Published April 18, 2013

They came. They spoke. They joked.

Leaders of the three major chambers of commerce representing Tampa, St. Petersburg and Clearwater gathered like long-lost brothers Wednesday, sending a message that regional cooperation is starting to gel.

"We're taking baby steps," says Bill Carlson, president of Tampa's Tucker Hall public affairs firm, a member of all three chambers and an advocate of geographic collaboration.

Starting last year, senior executives of the three chambers have met quarterly in what is called the Council of Chambers to share regional concerns and offer mutual support where possible. The briefing in St. Petersburg was meant to clarify the council's ambitions and show the chambers do not operate only inside their own silos.

Why do we care? Because to the outside world, Tampa Bay is simply one metro area and economy, so locals better exhibit some signs they can work together. And because new and expensive economic pressures are rising — from funding mass transportation, a new baseball stadium and even a new aquarium — that may force regional sharing of such burdens.

"It's okay to be individuals," St. Petersburg chamber CEO Chris Steinocher said, but there are times when this area needs to act as one. "We have to build that kind of trust."

On its own, the Tampa chamber's current priority is the $6 billion economic engine that is MacDill Air Force Base. The chamber wants to ensure that the region fully appreciates all the financial benefits the base provides, and that any business it spins off stays local, said chamber chairman Greg Celestan, CEO of defense company Celestar Corp.

St. Pete chamber chair and Carlton Fields attorney Dave Punzak cited the city's waterfront master plan and reviving economic development among his chamber's goals. And Clearwater chamber chair Nick Di­Ceg­lie, chairman of Solar Sanitation, pointed to building membership and supporting his city's proposed downtown marine aquarium.

But all three chambers agree a regional priority is mass transit. In November 2014, Pinellas County will ask voters to okay an overhaul of the transit system, including a sales tax increase for light rail and expanded bus service.

Hillsborough County pushed a similar mass transit plan in 2010 only to see voters reject it. It was a mistake back then for the Tampa chamber not to seek support from other area chambers, Celestan said.

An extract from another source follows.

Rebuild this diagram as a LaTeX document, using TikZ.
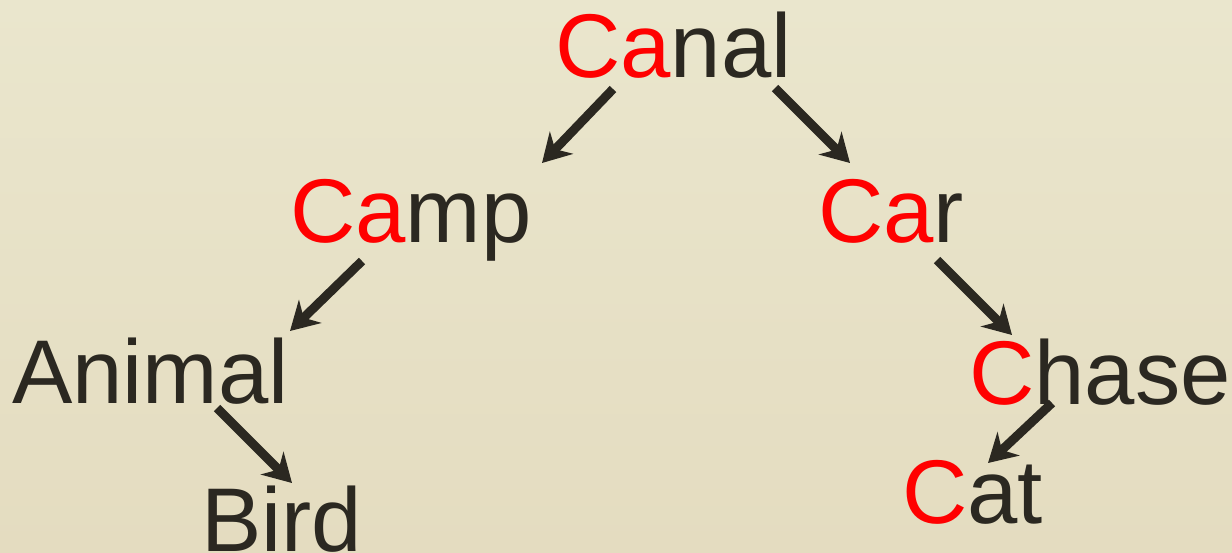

Businesses warn that a metro area of this size without mass transit will eventually be considered obsolete.

Another issue that will challenge regional cooperation is the Tampa Bay Rays' desire for a new baseball stadium, estimated to cost $600 million. Punzak considers a stadium unlikely without higher taxes. Celestan jested that he had to be careful commenting on the Rays so St. Pete Mayor Bill Foster (who insists the Rays remain at Tropicana Field) "does not key my car."

In the audience was Tampa attorney Ron Weaver, who asked if neither Pinellas nor Hillsborough could afford a new stadium, would a broader multicounty tax make sense, because the team is really a regional asset?

It's a smart question about regional potential — just ahead of its time in Tampa Bay.

Punzak's response reflects the take-things-slow process that all chambers of commerce live by. "I don't know if we are there yet."